There are of course two ways of dealing with this apparent anomaly. We could decide to bomb them in both places as he wishes, or we could decide to bomb them in neither. At some point war in Iraq and Syria has to give way to a peace settlement. At some point people have to lay down their arms and turn to the much maligned arts of politics to seek a way of living together. When that happens in Syria a thug government has to talk to terrorist opponents, and the potential moderates have to find their voices and voting support in order to offer some solutions that are more palatable.
There are reasons why the UK has not rushed to bomb in Syria as well as in Iraq.
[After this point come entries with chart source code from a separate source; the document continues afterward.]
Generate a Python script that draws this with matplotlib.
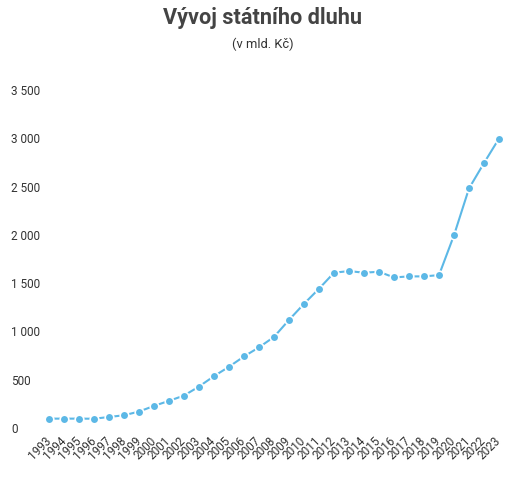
import matplotlib
matplotlib.use('Agg')
import matplotlib.pyplot as plt
import matplotlib.ticker as mticker
from matplotlib.transforms import ScaledTranslation

plt.rcParams['font.family'] = ['Roboto', 'DejaVu Sans']

# roky a státní dluh (mld. Kč)
years = list(range(1993, 2024))
debt = [97, 97, 97, 96, 114, 132, 170, 229, 281, 336, 429, 537, 634, 741, 835,
        943, 1119, 1286, 1442, 1608, 1625, 1608, 1618, 1559, 1570, 1570, 1583,
        1996, 2481, 2744, 2997]
y_ticks = [0, 500, 1000, 1500, 2000, 2500, 3000, 3500]

LINE_COLOR = '#5cb8e6'
TEXT_COLOR = '#333333'

fig = plt.figure(figsize=(5.25, 4.79), dpi=100)
# 1993 -> x=49px, 2023 -> x=499px ; 0 -> y=428px, 3500 -> y=90px
ax = fig.add_axes([41 / 525, 1 - 428 / 479, 466 / 525, 338 / 479])

ax.plot(years, debt, color=LINE_COLOR, lw=1.5, marker='o', ms=6.2,
        mfc=LINE_COLOR, mec='white', mew=1.2, clip_on=False, zorder=3)

ax.set_ylim(0, 3500)
ax.set_xlim(1993 - 8 / 15, 2023 + 8 / 15)
ax.set_yticks(y_ticks)
ax.yaxis.set_major_formatter(mticker.FuncFormatter(lambda v, p: f'{int(v):,}'.replace(',', ' ')))
ax.set_xticks(years)
ax.set_xticklabels([str(y) for y in years], rotation=45, ha='right', va='center',
                   rotation_mode='anchor', fontsize=8.5, color=TEXT_COLOR)
shift = ScaledTranslation(3 / 100, 0, fig.dpi_scale_trans)
for lbl in ax.get_xticklabels():
    lbl.set_transform(lbl.get_transform() + shift)

for lbl in ax.get_yticklabels():
    lbl.set_horizontalalignment('left')
    lbl.set_fontsize(8.5)
    lbl.set_color(TEXT_COLOR)
ax.tick_params(axis='y', length=0, pad=21.6)
ax.tick_params(axis='x', length=0, pad=8)

for s in ax.spines.values():
    s.set_visible(False)

fig.text(0.5, 1 - 18 / 479, 'Vývoj státního dluhu', ha='center', va='center',
         fontsize=15.6, fontweight='bold', color='#444444')
fig.text(0.5, 1 - 44 / 479, '(v mld. Kč)', ha='center', va='center',
         fontsize=9.3, color=TEXT_COLOR)

fig.savefig('out.png', dpi=100)
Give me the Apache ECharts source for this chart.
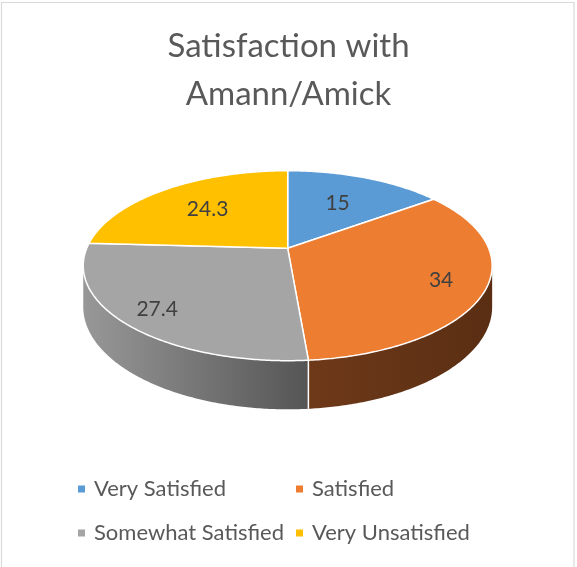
<!DOCTYPE html>
<html><head><meta charset="utf-8">
<script src="https://cdn.jsdelivr.net/npm/echarts@6/dist/echarts.min.js"></script>
<style>html,body{margin:0;padding:0;background:#fff}#c{width:577px;height:567px}</style>
</head><body><div id="c"></div>
<script>
// ---- data ----
const categories = ['Very Satisfied', 'Satisfied', 'Somewhat Satisfied', 'Very Unsatisfied'];
const values = [15, 34, 27.4, 24.3];
const titleText = 'Satisfaction with\nAmann/Amick';

// ---- style ----
const colors = ['#5B9BD5', '#ED7D31', '#A5A5A5', '#FFC000'];
const wallColors = [['#3b6a96', '#2f5577'], ['#6e3919', '#5a2e13'], ['#989898', '#555555'], ['#a07a00', '#7f6000']];

// ---- layout of the tilted pie (perspective projection) ----
const CX = 287.7, CY = 248.3, RX = 201, RY = 91.8, PK = 0.1832, DEPTH = 39.7;
const total = values.reduce((a, b) => a + b, 0);
const starts = [];
(function () { let acc = 0; values.forEach(v => { starts.push(acc / total * 2 * Math.PI); acc += v; }); })();
function proj(t, r, drop) {
  const X = r * Math.sin(t), Z = r * Math.cos(t);
  const w = 1 + PK * Z;
  return [CX + RX * X / w, CY - RY * Z / w + (drop || 0) / w];
}
const VIS0 = Math.acos(-PK), VIS1 = 2 * Math.PI - VIS0;

function renderSlice(i) {
  return function (params, api) {
    const v = api.value(0);
    const a0 = starts[i], a1 = a0 + v / total * 2 * Math.PI;
    const children = [];
    const s = Math.max(a0, VIS0), e = Math.min(a1, VIS1);
    if (e > s) {
      const n = Math.max(2, Math.ceil((e - s) / 0.01));
      const pts = [];
      for (let k = 0; k <= n; k++) pts.push(proj(s + (e - s) * k / n, 1, 0));
      for (let k = n; k >= 0; k--) pts.push(proj(s + (e - s) * k / n, 1, DEPTH));
      let xmin = Infinity, xmax = -Infinity;
      pts.forEach(p => { xmin = Math.min(xmin, p[0]); xmax = Math.max(xmax, p[0]); });
      children.push({
        type: 'polygon', z2: 1,
        shape: { points: pts },
        style: { fill: new echarts.graphic.LinearGradient(xmin, 0, xmax, 0, [
          { offset: 0, color: wallColors[i][0] }, { offset: 1, color: wallColors[i][1] }], true) }
      });
      if (a0 > VIS0 && a0 < VIS1) {
        const p1 = proj(a0, 1, 0), p2 = proj(a0, 1, DEPTH);
        children.push({ type: 'line', z2: 2, shape: { x1: p1[0], y1: p1[1], x2: p2[0], y2: p2[1] },
          style: { stroke: '#ffffff', lineWidth: 1.5 } });
      }
    }
    const n2 = Math.max(2, Math.ceil((a1 - a0) / 0.01));
    const top = [[CX, CY]];
    for (let k = 0; k <= n2; k++) top.push(proj(a0 + (a1 - a0) * k / n2, 1, 0));
    children.push({
      type: 'polygon', z2: 5, shape: { points: top },
      style: { fill: colors[i], stroke: '#ffffff', lineWidth: 1.5, lineJoin: 'round' }
    });
    const m = (a0 + a1) / 2;
    const lp = proj(m, 0.73 - 0.14 * Math.cos(m), 0);
    children.push({
      type: 'text', z2: 10, x: lp[0], y: lp[1],
      style: { text: String(v), align: 'center', verticalAlign: 'middle',
        fontFamily: 'Lato', fontSize: 21, fill: '#404040' }
    });
    return { type: 'group', children };
  };
}

const chart = echarts.init(document.getElementById('c'), null, { renderer: 'canvas' });
chart.setOption({
  animation: false,
  backgroundColor: '#ffffff',
  title: {
    text: titleText, left: 'center', top: 22, padding: 0,
    textStyle: { fontFamily: 'Lato', fontSize: 33, fontWeight: 'normal', color: '#595959', lineHeight: 48 }
  },
  legend: categories.map((c, i) => ({
    data: [c], left: i % 2 === 0 ? 78 : 296, top: i < 2 ? 477 : 521, padding: 0,
    icon: 'path://M0,0L1,0L1,1L0,1Z', itemWidth: 15, itemHeight: 7, selectedMode: false,
    textStyle: { fontFamily: 'Lato', fontSize: 22, color: '#595959', lineHeight: 24 }
  })),
  graphic: [{
    type: 'rect', silent: true, z: -1,
    shape: { x: 1.5, y: 2.5, width: 572.5, height: 600 },
    style: { fill: 'none', stroke: '#d9d9d9', lineWidth: 1.2 }
  }],
  series: categories.map((c, i) => ({
    type: 'custom', name: c, coordinateSystem: 'none', silent: true,
    itemStyle: { color: colors[i] },
    renderItem: renderSlice(i),
    data: [[values[i]]]
  }))
});
</script></body></html>
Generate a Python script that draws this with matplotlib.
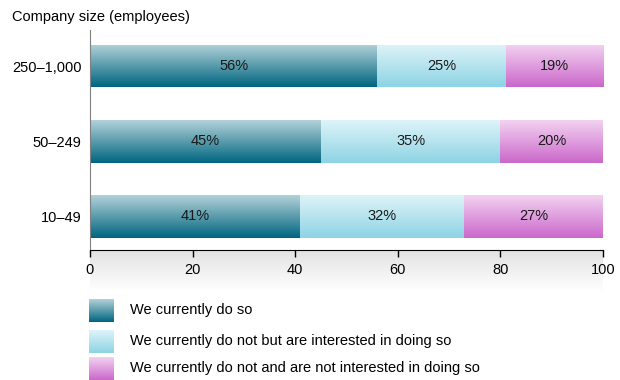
"""Stacked horizontal bars: interest by company size, gradient fills."""
import numpy as np
import matplotlib.pyplot as plt
from matplotlib.colors import LinearSegmentedColormap

plt.rcParams["font.family"] = ["Liberation Sans", "DejaVu Sans"]

sizes = ["10–49", "50–249", "250–1,000"]
do_so = [41, 45, 56]
interested = [32, 35, 25]
not_interested = [27, 20, 19]
series_names = [
    "We currently do so",
    "We currently do not but are interested in doing so",
    "We currently do not and are not interested in doing so",
]

FS = 10.5

# (top colour, bottom colour) of each vertical gradient
grads = [("#b2d1d8", "#006680"), ("#def3f8", "#8dd4e4"), ("#f2d2f0", "#cb68cb")]
cmaps = [LinearSegmentedColormap.from_list(f"g{i}", [b, t]) for i, (t, b) in enumerate(grads)]
ramp = np.linspace(0, 1, 64).reshape(-1, 1)  # row 0 -> bottom with origin='lower'

fig = plt.figure(figsize=(6.2, 3.8), dpi=100, facecolor="white")
ax = fig.add_axes([90 / 620, 1 - 250 / 380, 513 / 620, 220 / 380])

# faint shadow under the x axis
sh = fig.add_axes([90 / 620, 1 - 292 / 380, 513 / 620, 42 / 380], zorder=-1)
sh.imshow(np.linspace(0, 1, 32).reshape(-1, 1),
          cmap=LinearSegmentedColormap.from_list("sh", ["#e2e2e2", "#ffffff"]),
          aspect="auto", extent=[0, 1, 0, 1], origin="upper")
sh.axis("off")

y = np.arange(len(sizes))
left = np.zeros(len(sizes))
for vals, cm in zip([do_so, interested, not_interested], cmaps):
    bars = ax.barh(y, vals, left=left, height=0.573, color="none", edgecolor="none")
    for b, v in zip(bars, vals):
        x0, y0, w, h = b.get_x(), b.get_y(), b.get_width(), b.get_height()
        im = ax.imshow(ramp, cmap=cm, aspect="auto", origin="lower",
                       extent=[x0, x0 + w, y0, y0 + h], zorder=2)
        im.set_clip_path(b)
        ax.text(x0 + w / 2, y0 + h / 2, f"{v}%", ha="center", va="center",
                fontsize=FS, color="#1a1a1a", zorder=3)
    left += np.array(vals)

ax.set_xlim(0, 100)
ax.set_ylim(-0.453, 2.48)
ax.set_yticks(y)
ax.set_yticklabels(sizes, fontsize=FS)
ax.tick_params(axis="y", length=0, pad=6)
ax.set_xticks([0, 20, 40, 60, 80, 100])
ax.tick_params(axis="x", length=5, width=1, labelsize=FS, pad=4)
for s in ["top", "right"]:
    ax.spines[s].set_visible(False)
ax.spines["left"].set_color("#808080")
ax.spines["bottom"].set_color("black")
ax.set_facecolor("none")

fig.text(12 / 620, 1 - 17 / 380, "Company size (employees)", fontsize=FS,
         ha="left", va="center")

# legend with gradient swatches
rows_y = [310, 341, 368]
for name, cm, ry in zip(series_names, cmaps, rows_y):
    sw = fig.add_axes([89 / 620, 1 - (ry + 11.5) / 380, 25 / 620, 23 / 380])
    sw.imshow(ramp, cmap=cm, aspect="auto", origin="lower", extent=[0, 1, 0, 1])
    sw.axis("off")
    fig.text(130 / 620, 1 - ry / 380, name, fontsize=FS, ha="left", va="center")

fig.savefig("out.png", dpi=100, facecolor="white")
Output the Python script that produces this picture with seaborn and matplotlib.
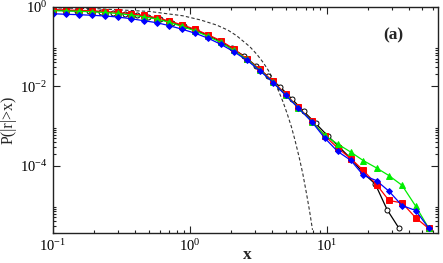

Mr Fallon has to recall that when the government last wanted Parliament to vote to support bombing, it was to support bombing against Assad in the name of his opponents. I refused to do so then not because I have any love of Assad’s brutal regime, but because I could not see a friendly democratic opposition who could rise up, win the war and offer a peaceful transition to better government. I was worried that harming Assad more could either give opportunity to extremists to take over, or might just prolong the war and bloodshed further.
Iraq and Syria are different, not least because the Iraqi government has asked us to help them by bombing ISIL, whereas Assad does not. The UK sees the Iraqi government as different in kind from the government of Syria. Legally the case is easier for Iraq than for Syria. Politically and morally the UK government is happier to help the government of Iraq than the government of Syria.
In other ways they are similar. Both countries contain entrenched warring factions. Both have terrorist problems not just from ISIL but also from groups like Al Qaeda and Jabhat al Nusra. Both are split between Sunni and Shia groups. Both have Kurdish areas where the people want an independent state.
The best the UK could offer might be to seek to lead a very difficult initiative to get the forces and factions on the ground and the great and regional powers circling the two conflicts to sit down and discuss borders, systems of government, and who is best equipped to lead. Russia’s intervention is clearly trying to move the forces in Assad’s favour in Syria, not something the west welcomes. The longer the west delays in seeking a negotiated solution, the worse the position on the ground may become.